→ GIVEN PROBLEM: Your task is to output the listing word for word, with pictures excluded.

→ GIVEN MATERIAL:
>> Begin

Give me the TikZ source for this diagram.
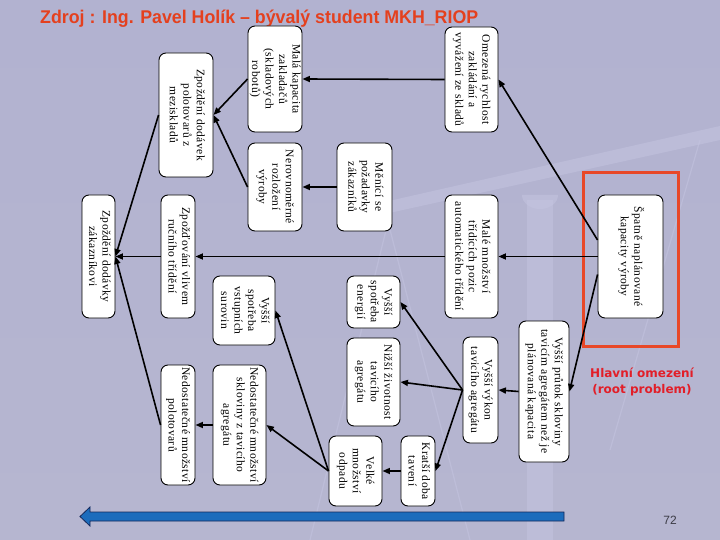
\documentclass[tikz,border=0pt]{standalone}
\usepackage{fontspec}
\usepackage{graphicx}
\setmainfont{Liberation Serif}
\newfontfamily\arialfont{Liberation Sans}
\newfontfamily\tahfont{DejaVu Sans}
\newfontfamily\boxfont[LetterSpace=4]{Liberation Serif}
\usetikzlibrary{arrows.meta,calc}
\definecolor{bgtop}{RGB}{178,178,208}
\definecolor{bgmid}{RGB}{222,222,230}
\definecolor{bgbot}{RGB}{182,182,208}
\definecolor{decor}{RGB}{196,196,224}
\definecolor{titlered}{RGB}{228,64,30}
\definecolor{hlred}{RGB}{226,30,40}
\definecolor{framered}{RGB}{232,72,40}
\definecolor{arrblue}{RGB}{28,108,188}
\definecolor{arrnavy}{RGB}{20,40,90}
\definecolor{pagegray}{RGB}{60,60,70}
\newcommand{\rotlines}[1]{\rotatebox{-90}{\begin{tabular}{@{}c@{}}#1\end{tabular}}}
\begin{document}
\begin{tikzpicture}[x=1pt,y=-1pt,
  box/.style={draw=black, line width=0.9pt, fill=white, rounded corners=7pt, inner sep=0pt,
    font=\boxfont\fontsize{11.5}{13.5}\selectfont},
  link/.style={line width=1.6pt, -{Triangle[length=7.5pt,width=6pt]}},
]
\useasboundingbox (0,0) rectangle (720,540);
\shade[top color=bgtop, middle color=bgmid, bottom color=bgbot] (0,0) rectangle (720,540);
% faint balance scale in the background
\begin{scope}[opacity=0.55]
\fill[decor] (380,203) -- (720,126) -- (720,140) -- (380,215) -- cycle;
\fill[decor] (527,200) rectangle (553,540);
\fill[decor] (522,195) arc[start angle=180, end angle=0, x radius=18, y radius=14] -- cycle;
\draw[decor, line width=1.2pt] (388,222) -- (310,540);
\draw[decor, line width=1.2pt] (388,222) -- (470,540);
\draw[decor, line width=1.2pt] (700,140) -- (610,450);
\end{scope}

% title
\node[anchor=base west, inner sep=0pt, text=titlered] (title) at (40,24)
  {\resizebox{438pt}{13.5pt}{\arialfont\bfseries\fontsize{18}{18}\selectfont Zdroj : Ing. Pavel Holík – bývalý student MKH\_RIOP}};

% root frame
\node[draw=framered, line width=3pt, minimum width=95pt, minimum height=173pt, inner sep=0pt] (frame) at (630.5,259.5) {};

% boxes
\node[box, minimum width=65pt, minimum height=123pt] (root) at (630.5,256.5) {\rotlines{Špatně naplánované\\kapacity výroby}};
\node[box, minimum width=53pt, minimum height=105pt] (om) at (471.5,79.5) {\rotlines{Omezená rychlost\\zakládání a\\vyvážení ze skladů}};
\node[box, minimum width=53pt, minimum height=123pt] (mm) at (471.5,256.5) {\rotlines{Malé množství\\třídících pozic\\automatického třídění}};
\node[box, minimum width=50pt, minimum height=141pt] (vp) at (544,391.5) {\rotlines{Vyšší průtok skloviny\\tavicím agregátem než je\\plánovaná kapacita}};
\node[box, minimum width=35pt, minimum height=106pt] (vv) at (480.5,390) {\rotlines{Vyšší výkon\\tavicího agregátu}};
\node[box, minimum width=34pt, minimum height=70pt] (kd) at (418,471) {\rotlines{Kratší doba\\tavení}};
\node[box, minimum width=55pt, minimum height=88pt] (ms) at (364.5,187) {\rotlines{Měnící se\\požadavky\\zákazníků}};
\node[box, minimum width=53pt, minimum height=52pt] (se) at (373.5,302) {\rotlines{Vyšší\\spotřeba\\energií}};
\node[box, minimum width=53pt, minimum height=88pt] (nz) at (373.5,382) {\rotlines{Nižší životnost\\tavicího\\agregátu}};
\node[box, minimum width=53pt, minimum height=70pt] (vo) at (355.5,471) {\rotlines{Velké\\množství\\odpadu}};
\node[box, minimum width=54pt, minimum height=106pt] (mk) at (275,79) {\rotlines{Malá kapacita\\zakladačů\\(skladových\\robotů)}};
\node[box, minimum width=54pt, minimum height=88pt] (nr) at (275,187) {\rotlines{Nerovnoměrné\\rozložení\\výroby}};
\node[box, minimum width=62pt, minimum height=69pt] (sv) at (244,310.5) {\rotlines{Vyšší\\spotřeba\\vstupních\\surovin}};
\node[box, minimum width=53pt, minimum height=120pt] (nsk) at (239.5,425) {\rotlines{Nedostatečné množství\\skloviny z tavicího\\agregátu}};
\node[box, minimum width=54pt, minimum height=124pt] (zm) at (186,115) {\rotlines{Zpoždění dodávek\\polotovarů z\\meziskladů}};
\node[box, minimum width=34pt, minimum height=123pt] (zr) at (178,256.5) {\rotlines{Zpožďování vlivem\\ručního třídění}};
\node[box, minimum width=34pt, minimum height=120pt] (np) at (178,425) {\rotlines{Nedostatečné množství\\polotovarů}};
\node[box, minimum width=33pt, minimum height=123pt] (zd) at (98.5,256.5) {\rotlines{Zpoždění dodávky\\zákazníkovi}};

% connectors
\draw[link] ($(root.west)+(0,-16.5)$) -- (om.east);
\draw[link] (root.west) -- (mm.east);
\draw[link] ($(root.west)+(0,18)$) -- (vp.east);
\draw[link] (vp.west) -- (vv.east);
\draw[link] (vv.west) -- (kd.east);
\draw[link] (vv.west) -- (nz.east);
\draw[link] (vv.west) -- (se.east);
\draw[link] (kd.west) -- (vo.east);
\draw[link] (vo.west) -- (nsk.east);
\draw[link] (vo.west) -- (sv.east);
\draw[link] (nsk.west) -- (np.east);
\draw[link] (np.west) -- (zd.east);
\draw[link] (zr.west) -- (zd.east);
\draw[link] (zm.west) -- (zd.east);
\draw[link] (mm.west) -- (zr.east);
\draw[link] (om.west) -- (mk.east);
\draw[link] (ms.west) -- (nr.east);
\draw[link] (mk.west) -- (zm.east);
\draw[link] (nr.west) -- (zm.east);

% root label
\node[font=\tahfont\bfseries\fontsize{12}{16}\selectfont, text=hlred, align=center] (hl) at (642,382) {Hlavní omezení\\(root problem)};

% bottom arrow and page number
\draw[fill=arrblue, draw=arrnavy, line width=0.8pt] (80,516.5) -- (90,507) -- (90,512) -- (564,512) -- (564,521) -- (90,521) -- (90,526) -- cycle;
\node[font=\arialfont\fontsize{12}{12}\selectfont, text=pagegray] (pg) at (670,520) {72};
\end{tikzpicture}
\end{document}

>> End

→ WRITTEN SOLUTION:
Give me the TikZ source for this diagram.
\documentclass[tikz,border=0pt]{standalone}
\usepackage{fontspec}
\usepackage{graphicx}
\setmainfont{Liberation Serif}
\newfontfamily\arialfont{Liberation Sans}
\newfontfamily\tahfont{DejaVu Sans}
\newfontfamily\boxfont[LetterSpace=4]{Liberation Serif}
\usetikzlibrary{arrows.meta,calc}
\definecolor{bgtop}{RGB}{178,178,208}
\definecolor{bgmid}{RGB}{222,222,230}
\definecolor{bgbot}{RGB}{182,182,208}
\definecolor{decor}{RGB}{196,196,224}
\definecolor{titlered}{RGB}{228,64,30}
\definecolor{hlred}{RGB}{226,30,40}
\definecolor{framered}{RGB}{232,72,40}
\definecolor{arrblue}{RGB}{28,108,188}
\definecolor{arrnavy}{RGB}{20,40,90}
\definecolor{pagegray}{RGB}{60,60,70}
\newcommand{\rotlines}[1]{\rotatebox{-90}{\begin{tabular}{@{}c@{}}#1\end{tabular}}}
\begin{document}
\begin{tikzpicture}[x=1pt,y=-1pt,
  box/.style={draw=black, line width=0.9pt, fill=white, rounded corners=7pt, inner sep=0pt,
    font=\boxfont\fontsize{11.5}{13.5}\selectfont},
  link/.style={line width=1.6pt, -{Triangle[length=7.5pt,width=6pt]}},
]
\useasboundingbox (0,0) rectangle (720,540);
\shade[top color=bgtop, middle color=bgmid, bottom color=bgbot] (0,0) rectangle (720,540);
% faint balance scale in the background
\begin{scope}[opacity=0.55]
\fill[decor] (380,203) -- (720,126) -- (720,140) -- (380,215) -- cycle;
\fill[decor] (527,200) rectangle (553,540);
\fill[decor] (522,195) arc[start angle=180, end angle=0, x radius=18, y radius=14] -- cycle;
\draw[decor, line width=1.2pt] (388,222) -- (310,540);
\draw[decor, line width=1.2pt] (388,222) -- (470,540);
\draw[decor, line width=1.2pt] (700,140) -- (610,450);
\end{scope}

% title
\node[anchor=base west, inner sep=0pt, text=titlered] (title) at (40,24)
  {\resizebox{438pt}{13.5pt}{\arialfont\bfseries\fontsize{18}{18}\selectfont Zdroj : Ing. Pavel Holík – bývalý student MKH\_RIOP}};

% root frame
\node[draw=framered, line width=3pt, minimum width=95pt, minimum height=173pt, inner sep=0pt] (frame) at (630.5,259.5) {};

% boxes
\node[box, minimum width=65pt, minimum height=123pt] (root) at (630.5,256.5) {\rotlines{Špatně naplánované\\kapacity výroby}};
\node[box, minimum width=53pt, minimum height=105pt] (om) at (471.5,79.5) {\rotlines{Omezená rychlost\\zakládání a\\vyvážení ze skladů}};
\node[box, minimum width=53pt, minimum height=123pt] (mm) at (471.5,256.5) {\rotlines{Malé množství\\třídících pozic\\automatického třídění}};
\node[box, minimum width=50pt, minimum height=141pt] (vp) at (544,391.5) {\rotlines{Vyšší průtok skloviny\\tavicím agregátem než je\\plánovaná kapacita}};
\node[box, minimum width=35pt, minimum height=106pt] (vv) at (480.5,390) {\rotlines{Vyšší výkon\\tavicího agregátu}};
\node[box, minimum width=34pt, minimum height=70pt] (kd) at (418,471) {\rotlines{Kratší doba\\tavení}};
\node[box, minimum width=55pt, minimum height=88pt] (ms) at (364.5,187) {\rotlines{Měnící se\\požadavky\\zákazníků}};
\node[box, minimum width=53pt, minimum height=52pt] (se) at (373.5,302) {\rotlines{Vyšší\\spotřeba\\energií}};
\node[box, minimum width=53pt, minimum height=88pt] (nz) at (373.5,382) {\rotlines{Nižší životnost\\tavicího\\agregátu}};
\node[box, minimum width=53pt, minimum height=70pt] (vo) at (355.5,471) {\rotlines{Velké\\množství\\odpadu}};
\node[box, minimum width=54pt, minimum height=106pt] (mk) at (275,79) {\rotlines{Malá kapacita\\zakladačů\\(skladových\\robotů)}};
\node[box, minimum width=54pt, minimum height=88pt] (nr) at (275,187) {\rotlines{Nerovnoměrné\\rozložení\\výroby}};
\node[box, minimum width=62pt, minimum height=69pt] (sv) at (244,310.5) {\rotlines{Vyšší\\spotřeba\\vstupních\\surovin}};
\node[box, minimum width=53pt, minimum height=120pt] (nsk) at (239.5,425) {\rotlines{Nedostatečné množství\\skloviny z tavicího\\agregátu}};
\node[box, minimum width=54pt, minimum height=124pt] (zm) at (186,115) {\rotlines{Zpoždění dodávek\\polotovarů z\\meziskladů}};
\node[box, minimum width=34pt, minimum height=123pt] (zr) at (178,256.5) {\rotlines{Zpožďování vlivem\\ručního třídění}};
\node[box, minimum width=34pt, minimum height=120pt] (np) at (178,425) {\rotlines{Nedostatečné množství\\polotovarů}};
\node[box, minimum width=33pt, minimum height=123pt] (zd) at (98.5,256.5) {\rotlines{Zpoždění dodávky\\zákazníkovi}};

% connectors
\draw[link] ($(root.west)+(0,-16.5)$) -- (om.east);
\draw[link] (root.west) -- (mm.east);
\draw[link] ($(root.west)+(0,18)$) -- (vp.east);
\draw[link] (vp.west) -- (vv.east);
\draw[link] (vv.west) -- (kd.east);
\draw[link] (vv.west) -- (nz.east);
\draw[link] (vv.west) -- (se.east);
\draw[link] (kd.west) -- (vo.east);
\draw[link] (vo.west) -- (nsk.east);
\draw[link] (vo.west) -- (sv.east);
\draw[link] (nsk.west) -- (np.east);
\draw[link] (np.west) -- (zd.east);
\draw[link] (zr.west) -- (zd.east);
\draw[link] (zm.west) -- (zd.east);
\draw[link] (mm.west) -- (zr.east);
\draw[link] (om.west) -- (mk.east);
\draw[link] (ms.west) -- (nr.east);
\draw[link] (mk.west) -- (zm.east);
\draw[link] (nr.west) -- (zm.east);

% root label
\node[font=\tahfont\bfseries\fontsize{12}{16}\selectfont, text=hlred, align=center] (hl) at (642,382) {Hlavní omezení\\(root problem)};

% bottom arrow and page number
\draw[fill=arrblue, draw=arrnavy, line width=0.8pt] (80,516.5) -- (90,507) -- (90,512) -- (564,512) -- (564,521) -- (90,521) -- (90,526) -- cycle;
\node[font=\arialfont\fontsize{12}{12}\selectfont, text=pagegray] (pg) at (670,520) {72};
\end{tikzpicture}
\end{document}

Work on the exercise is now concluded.